And WOW, what a season it’s been.
Person of Interest continues its third season with another “Number of the Week” episode. It was much tighter plot wise than last week’s, giving us a much more complicated moral dilemma concerning data-sharing and information privacy.
The Person of Interest this week was a man named Kruger, the founder of a data-collection site that advertises as a way to help people find long lost friends and relatives, but is really about helping marketers gather data on how users behave online–what they buy, what sites they visit, what they’re searching for, etc. It’s topical stuff that I believe most people are aware of, and probably bothered by, but have come to overlook. It’s a particularly fitting foil for what Finch’s Machine does, and the comparison does come up in the episode.
Even more interesting than the questions raised by the plot, however, is the character of Kruger himself. The show has featured shady PoI’s in the past, but few if any have been flat out unlikable. Kruger is a womanizing hypocrite with plenty to hide, despite proclaiming that he doesn’t.
“Look!” he says (after giving a potential investor a baby rattle whose wife is expecting, information gleaned by Kruger’s data-mining) “I even have my profile up!”

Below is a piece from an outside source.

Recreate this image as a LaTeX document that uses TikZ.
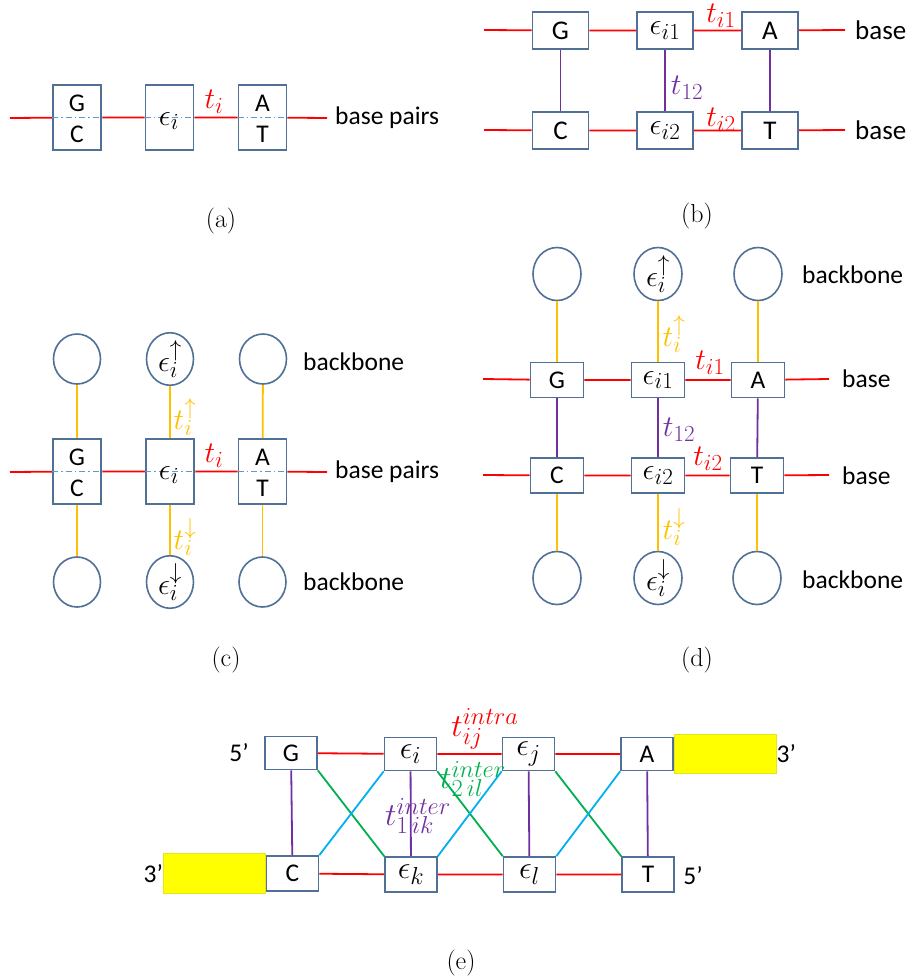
\RequirePackage{fix-cm}
\documentclass[tikz,border=0pt]{standalone}
\usepackage{fontspec}
\setsansfont{Carlito}
\usetikzlibrary{shapes.geometric}
\DeclareMathSizes{30}{30}{23}{18}
\DeclareMathSizes{32}{32}{24.5}{19}
\definecolor{boxc}{RGB}{80,112,150}
\definecolor{redc}{RGB}{255,0,0}
\definecolor{orc}{RGB}{255,192,0}
\definecolor{purc}{RGB}{112,48,160}
\definecolor{grc}{RGB}{0,176,80}
\definecolor{cyc}{RGB}{0,176,240}
\definecolor{ddc}{RGB}{91,155,213}
\definecolor{yelc}{RGB}{255,255,0}
\tikzset{
  lbl/.style={font=\sffamily\fontsize{25.5}{30}\selectfont, inner sep=0pt},
  lblb/.style={font=\sffamily\fontsize{27}{30}\selectfont, inner sep=0pt},
  mth/.style={font=\fontsize{30}{34}\selectfont, inner sep=0pt},
  mthe/.style={font=\fontsize{32}{36}\selectfont, inner sep=0pt},
  captxt/.style={font=\rmfamily\fontsize{26}{30}\selectfont, inner sep=0pt},
  bx/.style={draw=boxc, line width=1.6pt, fill=white, inner sep=0pt, lbl},
  bxa/.style={bx, minimum width=48pt, minimum height=65pt},
  bxb/.style={bx, lblb, minimum width=56pt, minimum height=37pt},
  bxd/.style={bx, minimum width=53pt, minimum height=35pt},
  bxe/.style={bx, minimum width=52pt, minimum height=33pt},
  circc/.style={ellipse, draw=boxc, line width=1.6pt, fill=white, inner sep=0pt, minimum width=47pt, minimum height=50pt, font=\fontsize{30}{34}\selectfont},
  circd/.style={circc, minimum width=48pt, minimum height=53pt},
  rl/.style={draw=redc, line width=1.8pt},
  ol/.style={draw=orc, line width=1.8pt},
  pl/.style={draw=purc, line width=1.8pt},
  gl/.style={draw=grc, line width=1.8pt},
  cl/.style={draw=cyc, line width=1.8pt},
  dd/.style={draw=ddc, line width=1.8pt, dash pattern=on 6pt off 3pt on 1.5pt off 3pt},
  yel/.style={fill=yelc, draw=yelc!80!gray, line width=0.6pt, inner sep=0pt},
}
\begin{document}
\begin{tikzpicture}[x=1pt,y=-1pt]
\useasboundingbox (0,0) rectangle (912,980);
\fill[white] (0,0) rectangle (912,980);

% ================= (a) =================
\node[bxa] (aGC) at (77,117.5) {};
\node[bxa] (aE) at (169.5,117.5) {};
\node[bxa] (aAT) at (262.5,117.5) {};
\coordinate (aL) at (10,118);
\coordinate (aR) at (327,118);
\draw[rl] (aL) -- (aGC) -- (aE) -- (aAT) -- (aR);
\draw[dd] (aGC.west) -- (aGC.east);
\draw[dd] (aE.west) -- (aE.east);
\draw[dd] (aAT.west) -- (aAT.east);
\node[lbl] (aG) at (77,103) {G};
\node[lbl] (aC) at (77,134) {C};
\node[mth] (aEt) at (169,121) {$\epsilon_i$};
\node[lbl] (aA) at (262.5,103) {A};
\node[lbl] (aT) at (262.5,134) {T};
\node[mth, text=redc] (ati) at (214,102) {$t_i$};
\node[lbl, anchor=west] (abp) at (335,118) {base pairs};
\node[captxt] (capa) at (221,221) {(a)};

% ================= (b) =================
\node[bxb] (bG) at (560.5,30.5) {G};
\node[bxb, mth] (bE1) at (665,30.5) {$\epsilon_{i1}$};
\node[bxb] (bA) at (770,30.5) {A};
\node[bxb] (bC) at (560.5,130.5) {C};
\node[bxb, mth] (bE2) at (665,130.5) {$\epsilon_{i2}$};
\node[bxb] (bT) at (770,130.5) {T};
\coordinate (bL1) at (484,30);
\coordinate (bR1) at (845,30);
\coordinate (bL2) at (484,130);
\coordinate (bR2) at (845,130);
\draw[rl] (bL1) -- (bG) -- (bE1) -- (bA) -- (bR1);
\draw[rl] (bL2) -- (bC) -- (bE2) -- (bT) -- (bR2);
\draw[pl] (bG) -- (bC);
\draw[pl] (bE1) -- (bE2);
\draw[pl] (bA) -- (bT);
\node[mth, text=redc] (bti1) at (721,16) {$t_{i1}$};
\node[mth, text=purc] (bt12) at (687,88) {$t_{12}$};
\node[mth, text=redc] (bti2) at (721,120) {$t_{i2}$};
\node[lblb, anchor=west] (bb1) at (855,30) {base};
\node[lblb, anchor=west] (bb2) at (855,130) {base};
\node[captxt] (capb) at (697,216) {(b)};

% ================= (c) =================
\node[circc] (cU1) at (77,359) {};
\node[circc] (cU2) at (170,359) {$\epsilon_i^{\uparrow}$};
\node[circc] (cU3) at (263,359) {};
\node[bxa] (cGC) at (77,471.5) {};
\node[bxa] (cE) at (170,471.5) {};
\node[bxa] (cAT) at (262.5,471.5) {};
\node[circc] (cD1) at (77,582) {};
\node[circc] (cD2) at (170,582) {$\epsilon_i^{\downarrow}$};
\node[circc] (cD3) at (262.5,582) {};
\coordinate (cL) at (10,472);
\coordinate (cR) at (327,472);
\draw[rl] (cL) -- (cGC) -- (cE) -- (cAT) -- (cR);
\draw[dd] (cGC.west) -- (cGC.east);
\draw[dd] (cE.west) -- (cE.east);
\draw[dd] (cAT.west) -- (cAT.east);
\draw[ol] (cU1) -- (cGC);
\draw[ol] (cU2) -- (cE);
\draw[ol] (cU3) -- (cAT);
\draw[ol] (cGC) -- (cD1);
\draw[ol] (cE) -- (cD2);
\draw[ol] (cAT) -- (cD3);
\node[lbl] (cG) at (77,457) {G};
\node[lbl] (cC) at (77,488) {C};
\node[mth] (cEt) at (169,475) {$\epsilon_i$};
\node[lbl] (cA) at (262.5,457) {A};
\node[lbl] (cT) at (262.5,488) {T};
\node[mth, text=redc] (cti) at (214,456) {$t_i$};
\node[mth, text=orc] (ctu) at (185,417) {$t_i^{\uparrow}$};
\node[mth, text=orc] (ctd) at (185,537) {$t_i^{\downarrow}$};
\node[lbl, anchor=west] (cbp) at (335,472) {base pairs};
\node[lbl, anchor=west] (cbb1) at (303,362) {backbone};
\node[lbl, anchor=west] (cbb2) at (303,582) {backbone};
\node[captxt] (capc) at (226,660) {(c)};

% ================= (d) =================
\node[circd] (dU1) at (557,274) {};
\node[circd] (dU2) at (658,274) {$\epsilon_i^{\uparrow}$};
\node[circd] (dU3) at (758,274) {};
\node[bxd] (dG) at (557,380) {G};
\node[bxd, mth] (dE1) at (658,380) {$\epsilon_{i1}$};
\node[bxd] (dA) at (758,380) {A};
\node[bxd] (dC) at (557,475.5) {C};
\node[bxd, mth] (dE2) at (658,475.5) {$\epsilon_{i2}$};
\node[bxd] (dT) at (757,475.5) {T};
\node[circd] (dD1) at (557,578) {};
\node[circd] (dD2) at (658,578) {$\epsilon_i^{\downarrow}$};
\node[circd] (dD3) at (757,578) {};
\coordinate (dL1) at (483,379);
\coordinate (dR1) at (829,379);
\coordinate (dL2) at (483,475);
\coordinate (dR2) at (829,475);
\draw[rl] (dL1) -- (dG) -- (dE1) -- (dA) -- (dR1);
\draw[rl] (dL2) -- (dC) -- (dE2) -- (dT) -- (dR2);
\draw[pl] (dG) -- (dC);
\draw[pl] (dE1) -- (dE2);
\draw[pl] (dA) -- (dT);
\draw[ol] (dU1) -- (dG);
\draw[ol] (dU2) -- (dE1);
\draw[ol] (dU3) -- (dA);
\draw[ol] (dC) -- (dD1);
\draw[ol] (dE2) -- (dD2);
\draw[ol] (dT) -- (dD3);
\node[mth, text=orc] (dtu) at (674,334) {$t_i^{\uparrow}$};
\node[mth, text=redc] (dti1) at (710,363) {$t_{i1}$};
\node[mth, text=purc] (dt12) at (679,430) {$t_{12}$};
\node[mth, text=redc] (dti2) at (708,459) {$t_{i2}$};
\node[mth, text=orc] (dtd) at (674,527) {$t_i^{\downarrow}$};
\node[lbl, anchor=west] (db1) at (842,379) {base};
\node[lbl, anchor=west] (db2) at (842,476) {base};
\node[lbl, anchor=west] (dbb1) at (802,275) {backbone};
\node[lbl, anchor=west] (dbb2) at (802,580) {backbone};
\node[captxt] (capd) at (697,660) {(d)};

% ================= (e) =================
\node[bxe] (eG) at (291,753) {G};
\node[bxe, mthe] (eEi) at (410.5,754) {$\epsilon_i$};
\node[bxe, mthe] (eEj) at (528.5,754) {$\epsilon_j$};
\node[bxe] (eA) at (647,754) {A};
\node[bxe, minimum height=35pt] (eC) at (292.5,873.5) {C};
\node[bxe, mthe, minimum height=35pt] (eEk) at (411,874.5) {$\epsilon_k$};
\node[bxe, mthe, minimum height=35pt] (eEl) at (529.5,874.5) {$\epsilon_l$};
\node[bxe, minimum height=35pt] (eT) at (648,874.5) {T};
\node[yel, minimum width=102pt, minimum height=39pt, anchor=west] (eyR) at (eA.east) {};
\node[yel, minimum width=102pt, minimum height=40pt, anchor=east] (eyL) at (eC.west) {};
\draw[rl] (eG) -- (eEi) -- (eEj) -- (eA);
\draw[rl] (eC) -- (eEk) -- (eEl) -- (eT);
\draw[pl] (eG) -- (eC);
\draw[pl] (eEi) -- (eEk);
\draw[pl] (eEj) -- (eEl);
\draw[pl] (eA) -- (eT);
\draw[gl] (eG.south east) -- (eEk.north west);
\draw[gl] (eEi.south east) -- (eEl.north west);
\draw[gl] (eEj.south east) -- (eT.north west);
\draw[cl] (eC.north east) -- (eEi.south west);
\draw[cl] (eEk.north east) -- (eEj.south west);
\draw[cl] (eEl.north east) -- (eA.south west);
\node[mthe, text=redc] (etij) at (485,729) {$t_{ij}^{intra}$};
\node[mthe, text=grc] (etil) at (473,779) {$t_{2\,il}^{inter}$};
\node[mthe, text=purc] (etik) at (418,816) {$t_{1\,ik}^{inter}$};
\node[lbl] (e5a) at (239,753) {5’};
\node[lbl, anchor=west] (e3a) at (eyR.east) {3’};
\node[lbl, anchor=east] (e3b) at (eyL.west) {3’};
\node[lbl] (e5b) at (693,876) {5’};
\node[captxt] (cape) at (461,963) {(e)};
\end{tikzpicture}
\end{document}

Not soon after his introduction do things start to go awry; first his credit card is rejected, and later, at a party celebrating his anniversary, a video made to celebrate his marriage is replaced with video of him with another woman. Things spiral out of control from there.
It turns out that a class action lawsuit was brought against his company and squashed, and that the person hunting him is the father of a young woman killed by a stalker enabled by the information on Kruger’s site. In a great reversal, we begin to feel for the perpetrator more than the victim. There’s another layer involved, but to write about it would be to spoil the reveal. I will say, however, that it introduces a new player or group of players to the game, one that could have dire consequences for Finch and Co.
The B-plot once again dealt with Carter, who has grown tired of working nights on patrol and has agreed to take on a trainee to get day shifts. The scenes involving Carter and the young recruit are humorous, but never silly. It’s also pretty obvious that there’s more to the rookie than initially meets the eye by the end of the episode. More than likely he’s an HR plant, sent to keep an eye on Carter, who’s actively investigating the death of a fellow detective.
An early scene finds Shaw trailing Finch, an echo of an early episode in which Reese did the same. And, just like before, Finch managers to lose her before making a phone call, basically taunting her efforts. Shaw wasn’t given much to do this week, besides act as Reese’s eyes and ears inside of Kruger’s company. They made a few more jokes about her itchy trigger finger, and she verbalizes the question of whether or not Kruger is worth saving. Based on her presence early in the episode I was hoping she’d take more of an active role, but such wasn’t the case. The preview for next week’s episode, however, promises a Carter, Zoe, and Shaw team up, so maybe we’ll get some much needed development on Shaw’s front then.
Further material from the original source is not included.